Physics Demonstrations

In this demonstration, we explore the relationship between the different differentiations of the position function. In physics, our base measurements are time, mass, and length. We combine length and time into a position function. In this demonstration, we use the position function of:

$f(x)=720{\mathrm{pop}}_{}{t}^6+120\times \mathrm{crackle}{t}^5+24{\mathrm{snap}}_{}{t}^4+6{\mathrm{jerk}}_{}{t}^3+2{\mathrm{acceleration}}_{}{t}^2+{\mathrm{velocity}}_{}t+{\mathrm{position}}_{}$

In this equation we have some unfamiliar terms.
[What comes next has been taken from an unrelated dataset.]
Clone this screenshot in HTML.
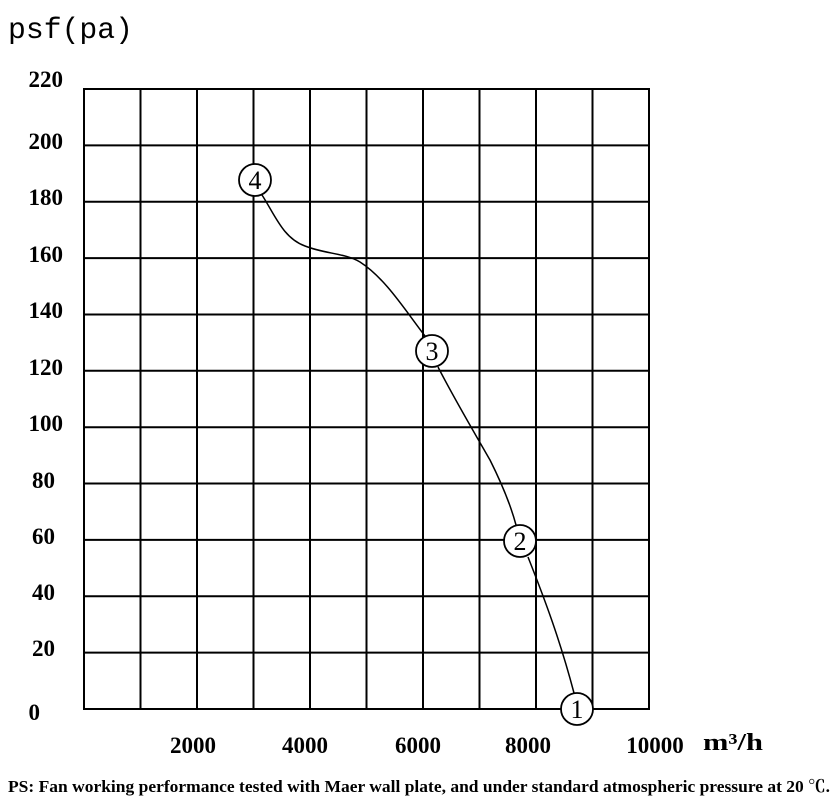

In order to find the motion with respect to time, we need to differentiate the equation with respect to time ($\mathrm{df}(x)/\mathrm{dt}$). We differentiate once, we have velocity. Differentiate twice, we have acceleration. Three times, jerk. Four times, snap. Five times, crackle. Six times, pop. The plot demonstrates the motion due to the different terms with respect to time.

Some questions to consider when viewing the demonstration:

• Analyze the affect each derivative has on the position, velocity, and acceleration functions.
• We understand the concepts of poistion, velocity, and acceleration; but what everyday concepts does jerk, snap, crackle, and pop represent?